One of my readers sent me this question:
Do you have any thoughts on this meltdown HPTI thing? How does a hardware issue/feature become a software vulnerability? Hasn't there always been an appropriate level of separation between kernel and user space?
There’s always been privilege-level separation between kernel and user space, but not the address space separation - kernel has been permanently mapped into the high-end addresses of user space (but not visible from the user-space code on systems that had decent virtual memory management hardware) since the days of OS/360, CP/M and VAX/VMS (RSX-11M was an exception since it ran on 16-bit CPU architecture and its designers wanted to support programs up to 64K byte in size).
Yeah, it helps that I wrote an operating system or two 35 years ago, and read the full source code for CP/M and RSX-11M.
However, most recent CPUs perform numerous operations needed to execute a single instruction execution in parallel, sometimes in a pipeline dozen instructions deep… and that’s what the vulnerability is all about. Here’s how it works:
- Your program tests a bit somewhere in kernel space
- Based on the result of that test one or another memory location is fetched.
The test of the kernel space location will fail once the access control is checked, but in the meantime the other parts of the CPU already went ahead and executed one of the alternate instructions, including fetching the memory location.
It’s not just the CPUs
CPU vendors are not the only ones trying to get better performance with parallelized execution of seemingly-independent things. It seems at least one network hardware vendor decided to do hardware-assisted IPv6 Neighbor Discovery and started the ND process before the input ACL was checked.
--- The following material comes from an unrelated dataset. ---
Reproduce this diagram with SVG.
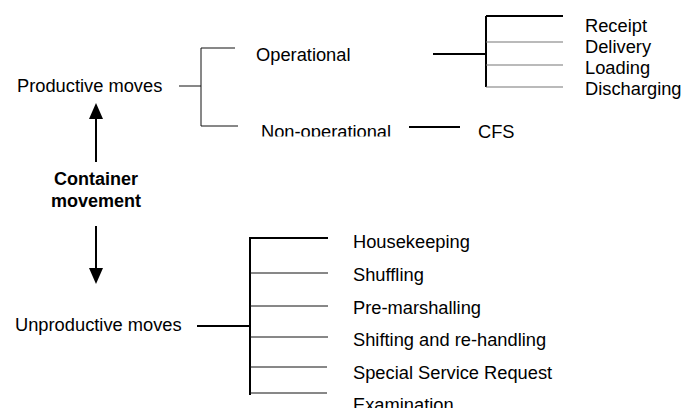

End result: susceptibility to ND cache exhaustion attacks even when the proper infrastructure ACLs were applied at network edge.
RFC 6164 solves that problem by recommending use of /127 prefixes on P2P links, but yet again increases the complexity of IPv6, and causes interesting problems with data center switches that use popular merchant silicon - that silicon supports only a small number of IPv6 prefixes longer than /64. More details in Data Center Fabrics webinar.
Back to Instructions That Should Not Be Executed
You would say “well, it doesn’t matter if the CPU performs some prefetching… none of that stuff will be executed”, but that’s simply not true - instructions behind the test that will eventually result in access violation are executed anyway, it’s just that their results are thrown away… but not the cached content of the memory location that was fetched from the user space based on the test results.
After that, you simply fetch both locations that could have been fetched, and measure how long it takes - fetching something from main memory takes longer than if it’s fetched from the cache, and that gives you an idea what the bit you couldn’t possibly access (but did, although the results were voided) is.
Or as Robert Graham wrote:
The CPUs have no bug. The results are correct, it's just that the timing is different. CPU designers will never fix the general problem of undetermined timing.
The operating system patches that the vendors are rolling out completely remove kernel from the user address space (or use PCID/ASID). That stops the exploit for good, but doesn’t give kernel direct access to user space when needed. Without PCID/ASID the kernel has to change the virtual-to-physical page tables to map user space into kernel page tables and unmap it after you’re done on every single system call, which can be something as trivial as read one byte from a file.